Analogously, for any sequence of expressions or patterns \\(x_1
, … , x_n\\),

\\((x_1 , … , x_n)\\) is a shorthand for `Tuple$n$($x_1 , … , x_n$)`.

#### Access modifiers for primary constructors

The primary constructor of a class can now be marked [`private` or `protected`]
(05-classes-and-objects.html#class-definitions).
If such an access modifier is given, it comes between the name of the class and its
value parameters. Example:

    class C[T] private (x: T) { ... }

#### Annotations

The support for attributes has been extended and its syntax changed.
Attributes are now called [*annotations*](11-annotations.html). The syntax has
been changed to follow Java’s conventions, e.g. `@attribute` instead of
`[attribute]`. The old syntax is still available but will be deprecated
in the future.

Annotations are now serialized so that they can be read by compile-time
or run-time tools. Class has two sub-traits which are used to indicate
how annotations are retained. Instances of an annotation class
inheriting from trait will be stored in the generated class files.
Instances of an annotation class inheriting from trait will be visible
to the Scala type-checker in every compilation unit where the annotated
symbol is accessed.

#### Decidable subtyping

The implementation of subtyping has been changed to prevent infinite
recursions.
[Termination of subtyping](05-classes-and-objects.html#inheritance-closure)
is now ensured by a new restriction of class graphs to be finitary.

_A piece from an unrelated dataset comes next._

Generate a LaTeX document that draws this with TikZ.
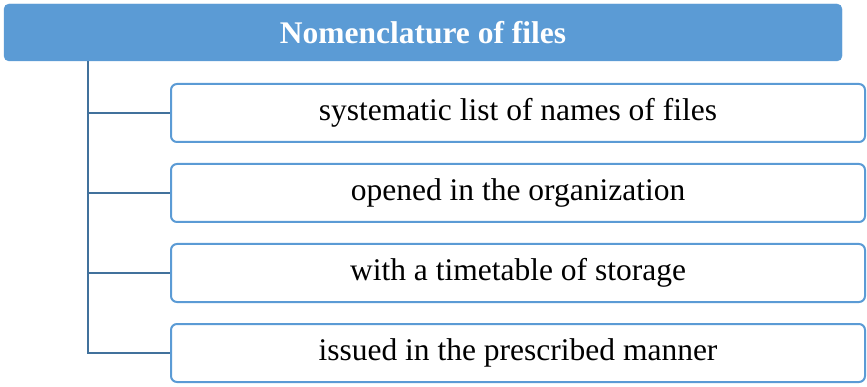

#### Case classes cannot be abstract

It is now explicitly ruled out that case classes can be abstract. The
specification was silent on this point before, but did not explain how
abstract case classes were treated. The Scala compiler allowed the
idiom.

#### New syntax for self aliases and self types

It is now possible to give an explicit alias name and/or type for the
[self reference](05-classes-and-objects.html#templates) `this`. For instance, in

    class C { self: D =>
      ...
    }

the name `self` is introduced as an alias for `this` within `C` and the
[self type](05-classes-and-objects.html#class-definitions) of `C` is
assumed to be `D`. This construct is introduced now in order to replace
eventually both the qualified this construct and the clause in Scala.

#### Assignment Operators

It is now possible to [combine operators with assignments]
(06-expressions.html#assignment-operators). Example:

    var x: int = 0
    x += 1

Changes in Version 2.3.2
------------------------

_(23-Jan-2007)_

#### Extractors

It is now possible to define patterns independently of case classes, using
`unapply` methods in [extractor objects](08-pattern-matching.html#extractor-patterns).
Here is an example:

    object Twice {
      def apply(x:Int): int = x*2
      def unapply(z:Int): Option[int] = if (z%2==0) Some(z/2) else None
    }
    val x = Twice(21)
    x match { case Twice(n) => Console.println(n) } // prints 21

In the example, `Twice` is an extractor object with two methods:

-   The `apply` method is used to build even numbers.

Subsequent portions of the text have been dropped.